In Rwanda, approximately 44 percent of children are stunted due to malnutrition. While Rwandan families are encouraged to prevent malnutrition, most rural communities lack the ingredients and knowledge to prepare a balanced diet. In most cases, they grapple with lack of other basic needs and end up giving little attention to the quality of food they eat.
This was the state of life for 40-year-old Christine Irankunda and her community in Rwanda’s Western province until early 2013. That's when she enrolled in USAID’s Ejo Heza, or "brighter future," project. The five-year project, which began in 2011, aims to improve the livelihoods and food consumption of 75,000 Rwandans, particularly women. It provides training and creates community groups to disseminate nutrition messaging and promote kitchen gardening and improved food handling to help reduce malnutrition in the country.
Through her involvement, Irankunda became a member of the Icyerekezo, or "vision," nutrition group, which provided her and 15 others from her community with nutrition training and assistance to establish kitchen gardens through local volunteers. Because damage from malnutrition often takes place in the first 1,000 days of life, participants also receive information on child nutrition including breastfeeding and nutrition for pregnant and lactating mothers.

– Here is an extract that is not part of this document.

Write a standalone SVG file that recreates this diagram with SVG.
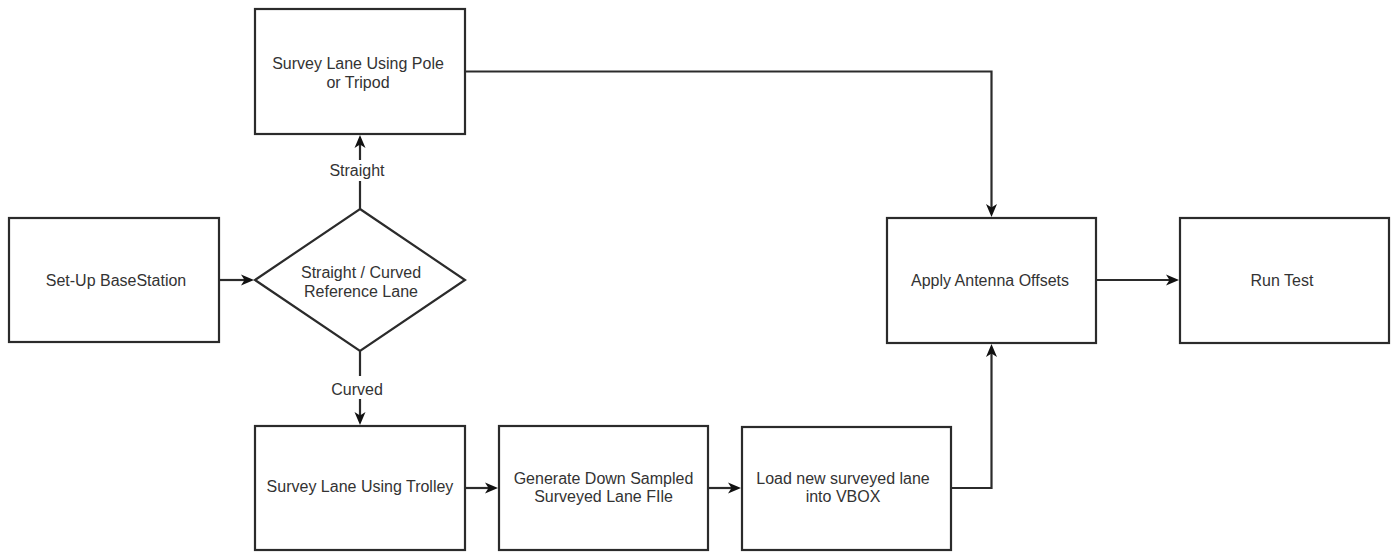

Following the training, the volunteers helped the group establish a community kitchen garden to practice what they had been learning. Within only three months, Irankunda’s family, as well as each of her group members, had access to a bounty of new and healthy homegrown vegetables and fruits.

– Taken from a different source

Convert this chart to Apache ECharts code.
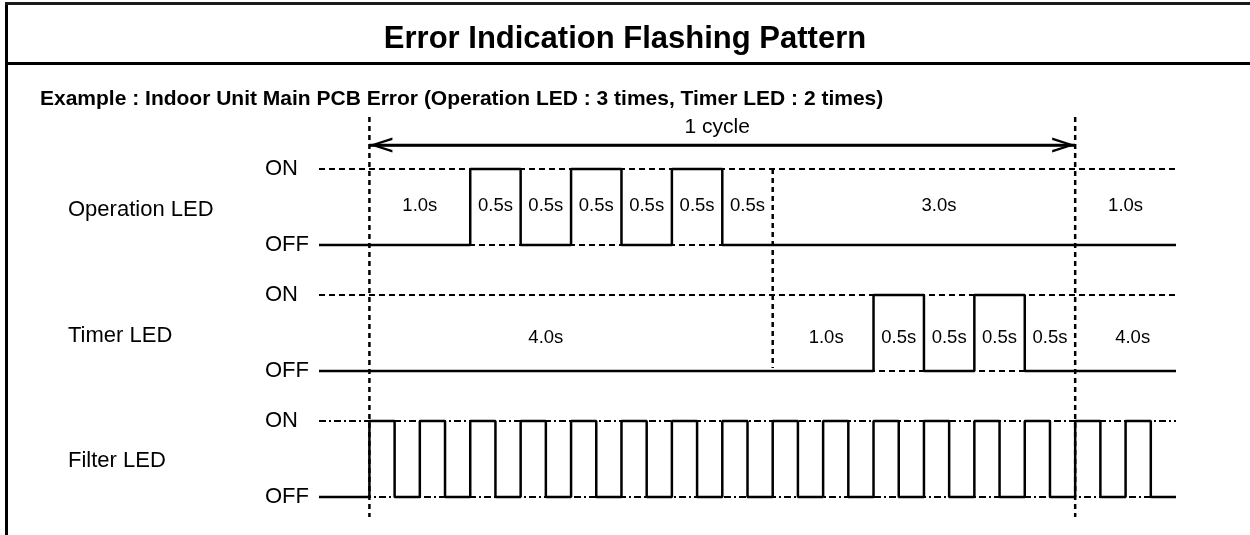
<!DOCTYPE html>
<html><head><meta charset="utf-8">
<script src="https://cdn.jsdelivr.net/npm/echarts@6/dist/echarts.min.js"></script>
<style>html,body{margin:0;padding:0;background:#fff}#c{width:1250px;height:535px}</style>
</head><body><div id="c"></div>
<script>
// ---------- data ----------
const titleText = 'Error Indication Flashing Pattern';
const subtitleText = 'Example : Indoor Unit Main PCB Error (Operation LED : 3 times, Timer LED : 2 times)';
const rowNames = ['Operation LED', 'Timer LED', 'Filter LED'];
const levelNames = ['OFF', 'ON'];
const timeRange = [-0.5, 8];          // seconds shown
const cycleBounds = [0, 7];           // one full cycle
const cycleLabel = '1 cycle';
const groupBound = 4;                 // operation group ends / timer group starts

// Operation LED : 3 flashes
const opEdges  = [-0.5, 1.0, 1.5, 2.0, 2.5, 3.0, 3.5, 8.0];
const opStates = [0, 1, 0, 1, 0, 1, 0, 0];
const opLabels   = ['1.0s', '0.5s', '0.5s', '0.5s', '0.5s', '0.5s', '0.5s', '3.0s', '1.0s'];
const opLabelAt  = [0.5, 1.25, 1.75, 2.25, 2.75, 3.25, 3.75, 5.65, 7.5];

// Timer LED : 2 flashes
const timerEdges  = [-0.5, 5.0, 5.5, 6.0, 6.5, 8.0];
const timerStates = [0, 1, 0, 1, 0, 0];
const timerLabels  = ['4.0s', '1.0s', '0.5s', '0.5s', '0.5s', '0.5s', '4.0s'];
const timerLabelAt = [1.75, 4.53, 5.25, 5.75, 6.25, 6.75, 7.57];

// Filter LED : fast flashing
const filterEdges  = [-0.5, 0, 0.25, 0.5, 0.75, 1, 1.25, 1.5, 1.75, 2, 2.25, 2.5, 2.75, 3, 3.25, 3.5, 3.75,
                      4, 4.25, 4.5, 4.75, 5, 5.25, 5.5, 5.75, 6, 6.25, 6.5, 6.75, 7, 7.25, 7.5, 7.75, 8];
const filterStates = [0, 1, 0, 1, 0, 1, 0, 1, 0, 1, 0, 1, 0, 1, 0, 1, 0,
                      1, 0, 1, 0, 1, 0, 1, 0, 1, 0, 1, 0, 1, 0, 1, 0, 0];
const filterLabels  = ['0.1s / 0.1s'];
const filterLabelAt = [0.69];

// ---------- layout / style ----------
const FONT = '"Liberation Sans", Arial, Helvetica, sans-serif';
const INK = '#000';
const gridLeft = 319, gridRight = 74;
const rowTops = [169, 295, 421];
const rowHeight = 76;
const labelLevels = [0.513, 0.43, 1.18];
const overlayTop = 117, overlayHeight = 400;
const dashTypes = [[6, 4], [6, 4], [7, 3, 2, 3]];

const rows = [
  {edges: opEdges, states: opStates, labels: opLabels, at: opLabelAt},
  {edges: timerEdges, states: timerStates, labels: timerLabels, at: timerLabelAt},
  {edges: filterEdges, states: filterStates, labels: filterLabels, at: filterLabelAt}
];

const hiddenItem = {color: 'rgba(0,0,0,0)', opacity: 1};
const grids = [], xAxes = [], yAxes = [], series = [];
rows.forEach((r, i) => {
  grids.push({left: gridLeft, right: gridRight, top: rowTops[i], height: rowHeight});
  xAxes.push({type: 'value', gridIndex: i, min: timeRange[0], max: timeRange[1], show: false});
  yAxes.push({
    type: 'value', gridIndex: i, min: 0, max: 1, interval: 1,
    axisLine: {show: false}, axisTick: {show: false},
    axisLabel: {formatter: v => levelNames[v], align: 'left', margin: 54, fontSize: 22,
                color: INK, fontFamily: FONT},
    splitLine: {show: true, lineStyle: {type: dashTypes[i], color: INK, width: 2}}
  });
  series.push({
    type: 'line', xAxisIndex: i, yAxisIndex: i, step: 'end', symbol: 'none', clip: false,
    silent: true, lineStyle: {color: INK, width: 2.5},
    data: r.edges.map((t, k) => [t, r.states[k]])
  });
  series.push({
    type: 'scatter', xAxisIndex: i, yAxisIndex: i, symbolSize: 1, silent: true,
    itemStyle: hiddenItem,
    label: {show: true, position: 'inside', formatter: p => p.data[2], opacity: 1,
            fontSize: 18.5, color: INK, fontFamily: FONT},
    data: r.at.map((t, k) => [t, labelLevels[i], r.labels[k]])
  });
});

// overlay grid for cycle markers
grids.push({left: gridLeft, right: gridRight, top: overlayTop, height: overlayHeight});
xAxes.push({type: 'value', gridIndex: 3, min: timeRange[0], max: timeRange[1], show: false});
yAxes.push({type: 'value', gridIndex: 3, min: 0, max: overlayHeight, inverse: true, show: false});

const dashV = {color: INK, width: 2.5, type: [5, 4]};
cycleBounds.forEach(t => {
  series.push({type: 'line', xAxisIndex: 3, yAxisIndex: 3, symbol: 'none', silent: true, clip: false,
    lineStyle: dashV, data: [[t, 0], [t, overlayHeight]]});
});
series.push({type: 'line', xAxisIndex: 3, yAxisIndex: 3, symbol: 'none', silent: true, clip: false,
  lineStyle: dashV, data: [[groupBound, rowTops[0] - overlayTop], [groupBound, rowTops[1] + rowHeight - overlayTop - 3]]});

const arrowRow = 28;
const chevron = 'path://M7,0L7.05,0L7,0.05Z M7,23 L14,46 L11.6,46 L7,30 L2.4,46 L0,46 Z';
series.push({
  type: 'line', xAxisIndex: 3, yAxisIndex: 3, symbol: 'none', silent: true, clip: false,
  lineStyle: {color: INK, width: 2.5},
  data: [[cycleBounds[0], arrowRow], [cycleBounds[1], arrowRow]],
  markLine: {
    silent: true, symbol: [chevron, chevron], symbolSize: [15, 46],
    lineStyle: {color: INK, width: 2.5, type: 'solid'}, label: {show: false},
    data: [[{coord: [cycleBounds[0], arrowRow]}, {coord: [cycleBounds[1], arrowRow]}]]
  }
});
series.push({
  type: 'scatter', xAxisIndex: 3, yAxisIndex: 3, symbolSize: 1, silent: true,
  itemStyle: hiddenItem,
  label: {show: true, position: 'inside', formatter: () => cycleLabel, opacity: 1,
          fontSize: 21, color: INK, fontFamily: FONT},
  data: [[(cycleBounds[0] + cycleBounds[1]) / 2 - 0.05, 10]]
});

const rowLabelY = [210, 336, 461];
const graphic = [
  {type: 'rect', shape: {x: 5, y: 2, width: 3, height: 540}, style: {fill: INK}},
  {type: 'rect', shape: {x: 5, y: 2, width: 1250, height: 3}, style: {fill: '#1a1a1a'}},
  {type: 'rect', shape: {x: 5, y: 62, width: 1250, height: 3}, style: {fill: INK}}
];
rowNames.forEach((n, i) => graphic.push({
  type: 'text', x: 68, y: rowLabelY[i],
  style: {text: n, fontSize: 22, fontFamily: FONT, fill: INK, verticalAlign: 'middle', align: 'left'}
}));

const chart = echarts.init(document.getElementById('c'), null, {renderer: 'canvas'});
chart.setOption({
  animation: false,
  backgroundColor: '#fff',
  title: [
    {text: titleText, left: 'center', top: 19,
     textStyle: {fontSize: 31, fontWeight: 'bold', color: INK, fontFamily: FONT}},
    {text: subtitleText, left: 35, top: 84,
     textStyle: {fontSize: 21, fontWeight: 'bold', color: INK, fontFamily: FONT}}
  ],
  grid: grids, xAxis: xAxes, yAxis: yAxes, series: series, graphic: graphic
});
</script></body></html>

“The training in nutrition support changed our lives. We’re able to have vegetables throughout the year. Our children are now assured of a balanced diet," remarked one member of the nutrition group.

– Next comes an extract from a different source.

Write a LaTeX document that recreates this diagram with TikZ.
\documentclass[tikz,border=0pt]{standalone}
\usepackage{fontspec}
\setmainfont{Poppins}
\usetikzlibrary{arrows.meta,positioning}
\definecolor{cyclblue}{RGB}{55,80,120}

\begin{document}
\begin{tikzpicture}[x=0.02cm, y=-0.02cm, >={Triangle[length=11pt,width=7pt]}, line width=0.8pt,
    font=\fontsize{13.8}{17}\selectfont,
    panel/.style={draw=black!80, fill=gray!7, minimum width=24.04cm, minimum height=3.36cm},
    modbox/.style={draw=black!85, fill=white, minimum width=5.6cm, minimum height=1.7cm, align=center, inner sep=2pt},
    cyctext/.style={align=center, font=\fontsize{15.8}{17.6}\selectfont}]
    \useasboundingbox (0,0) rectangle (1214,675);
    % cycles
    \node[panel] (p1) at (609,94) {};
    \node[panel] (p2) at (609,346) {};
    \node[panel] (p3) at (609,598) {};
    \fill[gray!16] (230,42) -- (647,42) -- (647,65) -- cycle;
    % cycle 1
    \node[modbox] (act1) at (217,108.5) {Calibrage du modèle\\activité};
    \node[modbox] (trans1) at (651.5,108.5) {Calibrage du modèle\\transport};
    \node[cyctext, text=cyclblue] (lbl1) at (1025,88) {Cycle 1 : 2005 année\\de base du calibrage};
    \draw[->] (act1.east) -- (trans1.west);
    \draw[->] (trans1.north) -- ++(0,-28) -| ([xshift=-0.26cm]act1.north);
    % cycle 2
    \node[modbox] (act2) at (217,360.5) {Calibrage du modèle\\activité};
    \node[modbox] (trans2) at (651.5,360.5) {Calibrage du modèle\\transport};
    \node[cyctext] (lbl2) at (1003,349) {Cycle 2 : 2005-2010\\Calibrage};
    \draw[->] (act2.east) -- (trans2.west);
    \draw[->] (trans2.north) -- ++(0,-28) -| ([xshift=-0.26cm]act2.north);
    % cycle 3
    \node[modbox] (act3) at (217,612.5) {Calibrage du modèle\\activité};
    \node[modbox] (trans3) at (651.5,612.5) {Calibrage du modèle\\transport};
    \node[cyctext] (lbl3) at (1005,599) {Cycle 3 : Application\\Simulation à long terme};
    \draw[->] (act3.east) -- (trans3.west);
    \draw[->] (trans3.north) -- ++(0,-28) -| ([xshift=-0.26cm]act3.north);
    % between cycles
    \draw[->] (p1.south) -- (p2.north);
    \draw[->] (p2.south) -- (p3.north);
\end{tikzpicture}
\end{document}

Irankunda now has a bountiful garden of her own that boasts eggplants, cabbage and onions, among other things. It is the addition of healthy foods like these into their typical diet that has improved the health of her family of four.
Using their own kitchen gardens for demonstrations, members of the Icyerekezo nutrition group can now share their knowledge and teach other community members to grow nutrient-rich foods at their homes.